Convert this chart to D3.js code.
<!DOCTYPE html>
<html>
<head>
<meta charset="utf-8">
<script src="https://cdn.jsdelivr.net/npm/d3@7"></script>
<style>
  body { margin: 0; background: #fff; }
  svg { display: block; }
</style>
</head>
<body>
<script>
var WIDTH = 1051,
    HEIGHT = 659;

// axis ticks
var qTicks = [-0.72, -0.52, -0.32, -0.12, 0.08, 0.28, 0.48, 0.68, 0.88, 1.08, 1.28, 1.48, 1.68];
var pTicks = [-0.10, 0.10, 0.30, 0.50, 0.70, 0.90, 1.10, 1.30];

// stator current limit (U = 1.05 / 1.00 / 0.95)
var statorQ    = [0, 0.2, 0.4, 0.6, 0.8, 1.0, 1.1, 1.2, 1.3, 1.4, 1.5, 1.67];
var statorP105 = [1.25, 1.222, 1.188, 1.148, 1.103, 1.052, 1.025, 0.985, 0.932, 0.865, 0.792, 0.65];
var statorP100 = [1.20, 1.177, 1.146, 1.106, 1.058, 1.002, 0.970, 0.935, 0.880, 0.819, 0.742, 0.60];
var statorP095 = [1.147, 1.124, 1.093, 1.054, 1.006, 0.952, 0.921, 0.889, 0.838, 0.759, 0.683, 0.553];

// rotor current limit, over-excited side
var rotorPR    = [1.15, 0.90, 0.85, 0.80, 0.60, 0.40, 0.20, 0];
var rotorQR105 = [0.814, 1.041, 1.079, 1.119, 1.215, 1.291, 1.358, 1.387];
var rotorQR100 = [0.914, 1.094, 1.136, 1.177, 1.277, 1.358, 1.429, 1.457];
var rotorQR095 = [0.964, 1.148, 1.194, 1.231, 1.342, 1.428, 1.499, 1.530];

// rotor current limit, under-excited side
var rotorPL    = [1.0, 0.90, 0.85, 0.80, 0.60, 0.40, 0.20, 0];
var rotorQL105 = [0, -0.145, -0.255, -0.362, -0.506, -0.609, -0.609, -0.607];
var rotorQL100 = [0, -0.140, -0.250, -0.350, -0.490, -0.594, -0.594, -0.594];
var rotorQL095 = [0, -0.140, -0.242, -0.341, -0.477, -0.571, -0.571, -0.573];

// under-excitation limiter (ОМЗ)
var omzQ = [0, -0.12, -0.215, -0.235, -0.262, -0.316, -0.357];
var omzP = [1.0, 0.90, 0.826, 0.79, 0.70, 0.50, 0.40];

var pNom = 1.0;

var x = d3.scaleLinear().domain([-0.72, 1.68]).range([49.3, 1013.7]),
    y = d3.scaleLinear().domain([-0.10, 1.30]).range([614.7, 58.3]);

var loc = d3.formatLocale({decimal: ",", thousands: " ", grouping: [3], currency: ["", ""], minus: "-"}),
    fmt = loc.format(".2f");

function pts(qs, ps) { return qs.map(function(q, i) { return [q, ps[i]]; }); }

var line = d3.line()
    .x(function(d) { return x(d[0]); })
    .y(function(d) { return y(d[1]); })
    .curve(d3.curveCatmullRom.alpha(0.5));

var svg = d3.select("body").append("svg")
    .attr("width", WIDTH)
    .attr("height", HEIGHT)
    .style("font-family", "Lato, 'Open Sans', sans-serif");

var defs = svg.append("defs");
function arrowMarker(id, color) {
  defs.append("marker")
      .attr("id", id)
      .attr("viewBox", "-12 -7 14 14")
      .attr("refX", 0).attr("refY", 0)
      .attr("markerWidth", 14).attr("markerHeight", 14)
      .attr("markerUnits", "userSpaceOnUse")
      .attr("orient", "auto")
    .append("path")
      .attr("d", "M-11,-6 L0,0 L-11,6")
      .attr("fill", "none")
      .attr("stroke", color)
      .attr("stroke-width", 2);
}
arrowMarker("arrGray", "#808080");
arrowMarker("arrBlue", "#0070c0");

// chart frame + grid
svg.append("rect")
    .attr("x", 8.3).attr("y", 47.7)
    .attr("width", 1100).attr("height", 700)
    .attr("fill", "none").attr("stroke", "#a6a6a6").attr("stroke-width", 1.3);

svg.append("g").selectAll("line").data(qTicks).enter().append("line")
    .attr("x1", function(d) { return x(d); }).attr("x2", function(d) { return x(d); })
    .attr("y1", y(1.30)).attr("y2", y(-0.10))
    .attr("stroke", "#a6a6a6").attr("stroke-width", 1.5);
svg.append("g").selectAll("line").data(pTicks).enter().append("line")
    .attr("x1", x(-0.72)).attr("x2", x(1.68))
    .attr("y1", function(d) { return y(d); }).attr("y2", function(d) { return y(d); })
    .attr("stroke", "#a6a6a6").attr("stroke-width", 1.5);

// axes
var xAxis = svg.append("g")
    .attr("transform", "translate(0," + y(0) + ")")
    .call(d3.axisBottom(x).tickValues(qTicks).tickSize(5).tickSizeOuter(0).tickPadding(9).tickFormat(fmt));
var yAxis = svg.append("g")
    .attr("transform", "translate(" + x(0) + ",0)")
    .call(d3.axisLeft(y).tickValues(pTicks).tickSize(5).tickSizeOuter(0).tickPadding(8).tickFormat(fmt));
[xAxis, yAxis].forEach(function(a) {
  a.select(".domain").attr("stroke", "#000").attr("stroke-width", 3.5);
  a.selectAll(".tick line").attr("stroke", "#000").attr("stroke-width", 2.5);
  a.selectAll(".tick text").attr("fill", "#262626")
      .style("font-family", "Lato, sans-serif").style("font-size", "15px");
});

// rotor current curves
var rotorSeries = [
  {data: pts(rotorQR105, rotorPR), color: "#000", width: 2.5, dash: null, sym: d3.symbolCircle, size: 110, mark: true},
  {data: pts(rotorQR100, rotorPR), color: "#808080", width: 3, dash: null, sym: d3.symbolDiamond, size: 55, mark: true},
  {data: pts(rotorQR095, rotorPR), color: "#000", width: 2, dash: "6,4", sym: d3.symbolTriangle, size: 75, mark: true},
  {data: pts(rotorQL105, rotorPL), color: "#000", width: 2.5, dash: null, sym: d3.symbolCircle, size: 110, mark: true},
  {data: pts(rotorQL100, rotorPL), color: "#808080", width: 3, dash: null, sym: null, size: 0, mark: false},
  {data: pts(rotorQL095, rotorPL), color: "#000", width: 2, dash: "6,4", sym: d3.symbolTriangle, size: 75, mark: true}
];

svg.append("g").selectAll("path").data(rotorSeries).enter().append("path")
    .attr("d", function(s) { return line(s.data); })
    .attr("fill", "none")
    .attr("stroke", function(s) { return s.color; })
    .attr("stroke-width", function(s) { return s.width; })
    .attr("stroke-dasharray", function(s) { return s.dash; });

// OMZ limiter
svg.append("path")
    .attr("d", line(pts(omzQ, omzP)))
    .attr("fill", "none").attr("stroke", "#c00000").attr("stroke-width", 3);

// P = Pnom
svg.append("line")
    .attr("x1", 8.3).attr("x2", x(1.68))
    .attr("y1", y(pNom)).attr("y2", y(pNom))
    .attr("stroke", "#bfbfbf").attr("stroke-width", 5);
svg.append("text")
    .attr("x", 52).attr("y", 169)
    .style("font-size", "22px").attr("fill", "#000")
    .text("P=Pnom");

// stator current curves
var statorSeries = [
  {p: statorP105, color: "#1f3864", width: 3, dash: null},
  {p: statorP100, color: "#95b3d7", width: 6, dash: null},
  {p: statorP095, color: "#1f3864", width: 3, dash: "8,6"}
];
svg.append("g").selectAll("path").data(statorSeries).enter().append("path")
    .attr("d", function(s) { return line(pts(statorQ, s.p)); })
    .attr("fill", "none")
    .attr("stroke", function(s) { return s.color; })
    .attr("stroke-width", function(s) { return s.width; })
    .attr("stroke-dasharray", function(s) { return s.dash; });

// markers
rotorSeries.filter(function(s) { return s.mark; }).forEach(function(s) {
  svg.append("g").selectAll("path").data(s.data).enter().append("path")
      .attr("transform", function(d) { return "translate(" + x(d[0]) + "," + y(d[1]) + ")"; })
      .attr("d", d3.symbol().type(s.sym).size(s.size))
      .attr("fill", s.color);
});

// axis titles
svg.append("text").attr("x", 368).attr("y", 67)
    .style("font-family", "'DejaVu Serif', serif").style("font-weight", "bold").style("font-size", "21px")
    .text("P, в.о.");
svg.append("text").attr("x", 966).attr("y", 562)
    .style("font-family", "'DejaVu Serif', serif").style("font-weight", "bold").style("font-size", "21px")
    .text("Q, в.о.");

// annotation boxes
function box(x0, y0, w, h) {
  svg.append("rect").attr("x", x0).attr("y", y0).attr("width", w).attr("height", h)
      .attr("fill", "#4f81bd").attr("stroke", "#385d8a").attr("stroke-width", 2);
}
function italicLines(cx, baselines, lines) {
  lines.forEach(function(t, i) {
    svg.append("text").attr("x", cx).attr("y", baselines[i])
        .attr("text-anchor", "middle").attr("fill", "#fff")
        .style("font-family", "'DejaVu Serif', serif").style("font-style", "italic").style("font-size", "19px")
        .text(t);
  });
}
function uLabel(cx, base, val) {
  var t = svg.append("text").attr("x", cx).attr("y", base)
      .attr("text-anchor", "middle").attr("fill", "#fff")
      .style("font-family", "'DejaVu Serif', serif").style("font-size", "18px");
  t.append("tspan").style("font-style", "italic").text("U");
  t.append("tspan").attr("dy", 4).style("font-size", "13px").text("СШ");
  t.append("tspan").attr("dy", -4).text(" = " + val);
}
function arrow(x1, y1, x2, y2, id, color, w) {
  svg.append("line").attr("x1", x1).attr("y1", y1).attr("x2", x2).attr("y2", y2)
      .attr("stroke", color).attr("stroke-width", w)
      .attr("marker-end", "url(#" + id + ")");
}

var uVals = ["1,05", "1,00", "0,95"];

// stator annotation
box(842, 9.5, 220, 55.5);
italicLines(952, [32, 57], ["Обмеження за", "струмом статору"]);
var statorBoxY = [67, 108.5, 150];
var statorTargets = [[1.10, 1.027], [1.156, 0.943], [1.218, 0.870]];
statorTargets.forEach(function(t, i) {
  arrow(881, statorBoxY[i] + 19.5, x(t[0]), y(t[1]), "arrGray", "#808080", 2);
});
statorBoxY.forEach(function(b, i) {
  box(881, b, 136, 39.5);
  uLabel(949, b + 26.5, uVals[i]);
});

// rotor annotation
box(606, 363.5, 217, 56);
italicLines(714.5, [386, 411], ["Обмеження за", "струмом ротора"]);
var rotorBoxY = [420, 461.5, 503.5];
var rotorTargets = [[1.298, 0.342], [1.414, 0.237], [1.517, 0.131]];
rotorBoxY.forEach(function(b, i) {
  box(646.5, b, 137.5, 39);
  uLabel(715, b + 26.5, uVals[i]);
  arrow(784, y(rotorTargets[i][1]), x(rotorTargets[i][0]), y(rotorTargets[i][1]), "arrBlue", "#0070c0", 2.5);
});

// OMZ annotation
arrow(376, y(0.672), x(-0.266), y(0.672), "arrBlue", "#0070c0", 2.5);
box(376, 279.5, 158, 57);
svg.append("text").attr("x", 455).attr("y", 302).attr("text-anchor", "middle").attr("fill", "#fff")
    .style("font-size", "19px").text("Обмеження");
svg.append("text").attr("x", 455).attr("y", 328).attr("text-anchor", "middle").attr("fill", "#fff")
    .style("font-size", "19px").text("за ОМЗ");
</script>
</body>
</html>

----------------------------------------

Task to carry out:
Restate word for word only the lines running from the beginning of the data to the line holding "var pTicks = [-0.10, 0.10, 0.30, 0.50, 0.70, 0.90, 1.10, 1.30];", both included.

Task result:
Convert this chart to D3.js code.
<!DOCTYPE html>
<html>
<head>
<meta charset="utf-8">
<script src="https://cdn.jsdelivr.net/npm/d3@7"></script>
<style>
  body { margin: 0; background: #fff; }
  svg { display: block; }
</style>
</head>
<body>
<script>
var WIDTH = 1051,
    HEIGHT = 659;

// axis ticks
var qTicks = [-0.72, -0.52, -0.32, -0.12, 0.08, 0.28, 0.48, 0.68, 0.88, 1.08, 1.28, 1.48, 1.68];
var pTicks = [-0.10, 0.10, 0.30, 0.50, 0.70, 0.90, 1.10, 1.30];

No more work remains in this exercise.